2) Griff Wigley of Northfield sent this “Show me your August!” photo.
In the Carleton Arboretum on Saturday, he wrote on his blog, the monarchs were plentiful. It’s the second report I saw over the weekend disputing the assertion that monarchs are in shorter supply these days. Cool, dry weather is partly to blame.
3) Compared to Iraq, Afghanistan has always been portrayed as “the good war.” It’s where the plan for 9/11 was launched. There weren’t a lot of protests against it; Iraq got the lion’s share of coverage. But now, America is taking another look at the war. “I’m certainly aware of the criticality of support of the American people for this war and in fact, any war,” Admiral Michael Mullen said on NBC’s “Meet the Press.” He’s about to ask for more more troops to support the war in the country that is running, apparently, a crooked election, and is adopting some Taliban ways — treatment of women, primarily — as a matter of government policy. Overnight, we learned another 20-year-old Minnesota was killed by a roadside bomb in Afghanistan, and a journalist was shot and killed in Pakistan when his bus, returning from Afghanistan, was ambushed. Discussion point: What now?

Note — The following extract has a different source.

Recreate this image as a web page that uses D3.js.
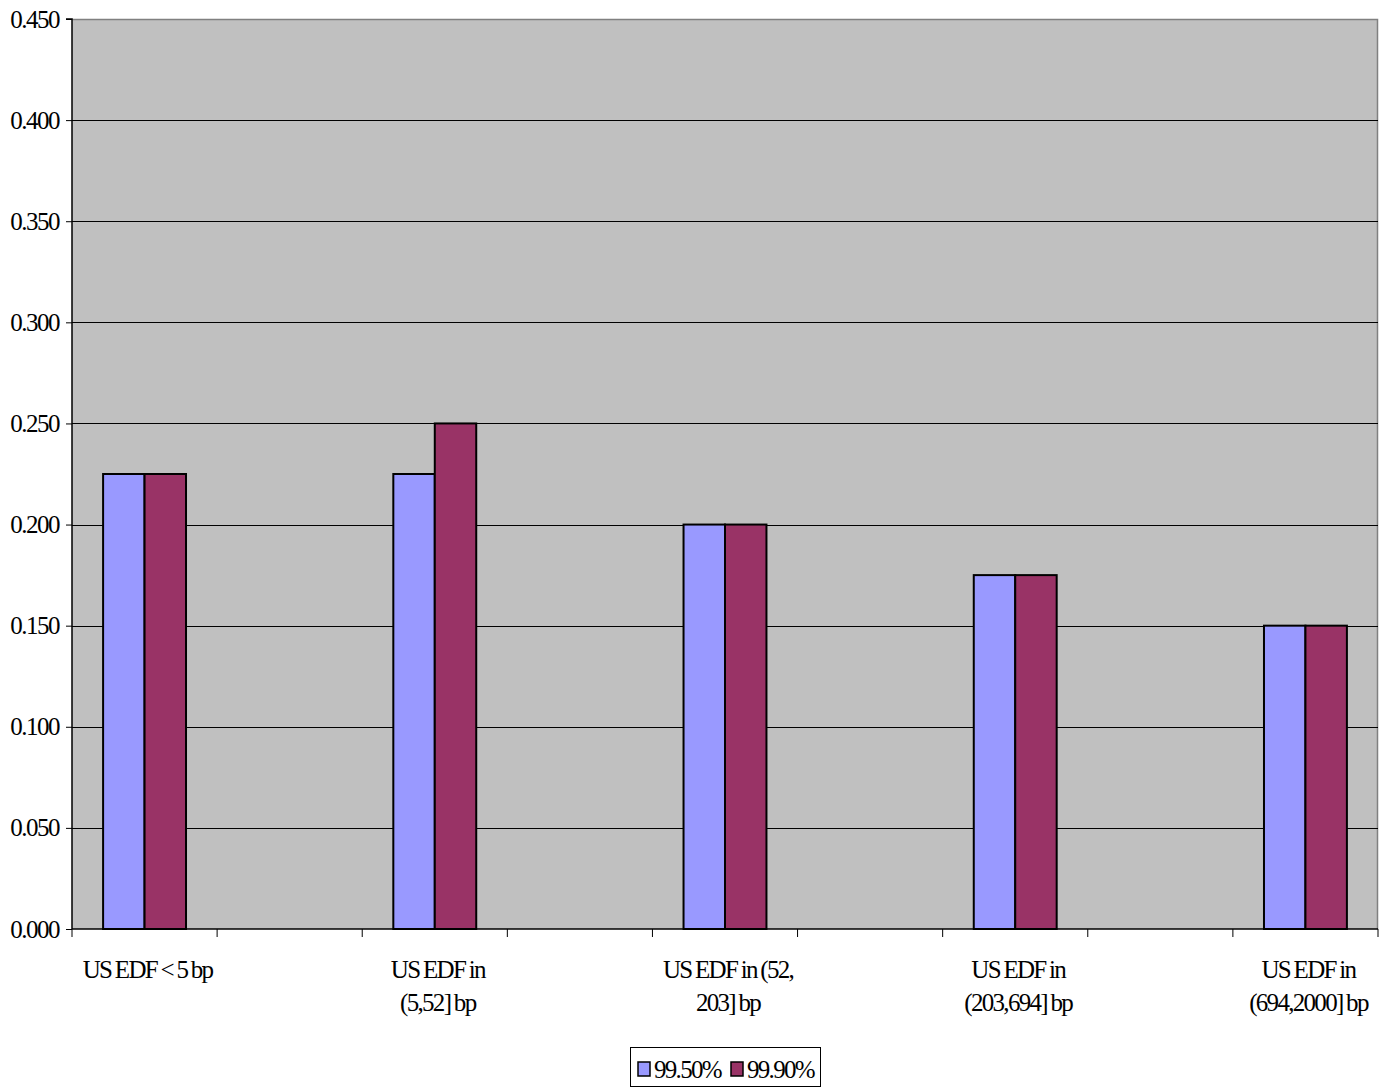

4) Meanwhile, back in America, a Duluth bar has become the first in Minnesota to install Chilldiscs, coasters that keep mugs a frosty 26 degrees, the Duluth News Tribune reports. It’s like a food-grade antifreeze, but there are no coils like a standard refrigerator,” said Fred Kent of Maryland, who invented the product. As with many inventions, it started with a simple idea. Kent wanted something to keep his beer cold in his shop while he worked and watched Ravens games. Coming soon: A breathalyzer key switch for the power saw. (h/t: Nate Minor)
5) Steve Brill at the New Yorker is the latest journalist to call attention to the rubber room for lousy teachers in New York City, a story that has gotten so little traction that it’s become a commentary on how easy it is to shrug our shoulders at such things.
Everyone seems to agree the system — giving teachers a room to sit in rather than go through the hassle of firing them — is irrational, but it continues:
The teachers have been in the Rubber Room for an average of about three years, doing the same thing every day–which is pretty much nothing at all. Watched over by two private security guards and two city Department of Education supervisors, they punch a time clock for the same hours that they would have kept at school–typically, eight-fifteen to three-fifteen. Like all teachers, they have the summer off. The city’s contract with their union, the United Federation of Teachers, requires that charges against them be heard by an arbitrator, and until the charges are resolved–the process is often endless–they will continue to draw their salaries and accrue pensions and other benefits.
Teachers of another stripe: Open Culture calls our attention to this YouTube video showing Helen Keller and her teacher, Annie Sullivan.
Bonus: They’re installing the new grass at Target Field today. New ballparks are also supposed to lead to reinvigorated areas around them. The blog, Ballpark Magic, provides a photo tour of the three-block area around the new Twins stadium. Minneapolis has its work cut out for it.
What would you be willing to pay higher taxes for? Some high-income Americans are urging the government to roll back tax breaks that have benefited the wealthy. They want the government to spend that money on education, health, energy and infrastructure. What would you be willing to pay higher taxes for?
WHAT WE’RE DOING
Midmorning (9-11 a.m.) – First hour: That “pay more taxes thing.”
Second hour: Homeowners are making the most of the summer with President Obama’s tax credits to upgrade everything from windows to roofs with energy efficient products. Midmorning’s home care team tackle questions about home repair and design.
Midday (11 a.m. – 1 p.m.) – First hour: An update on the war in Afghanistan and the election there.
Second hour: Some civil rights history on the 45th anniversary of the 1964 Democratic National Convention. Here’s Robert Kennedy’s speech at the convention, which was held in Atlantic City, NJ.
Talk of the Nation (1-3 p.m.) – First hour: Why is the nation’s top talker, President Obama having so much trouble?
All Things Considered (3-6:30 p.m.) – Green jobs could be on the way to the Leech Lake Indian reservation. Leaders there want to start manufacturing solar furnaces. MPR’s Tom Robertson will report.
NPR’s Ari Shapiro will look at a Department of Justice report on the ethics of a former official who wrote memos on terrorism. David Greene revisits some of the people he met during a nationwide tour documenting people’s lives 100 days after the inauguration of President Obama. And Brenda Wilson has the story on the difficulty faced by people who have adopted children from China and Ethiopia.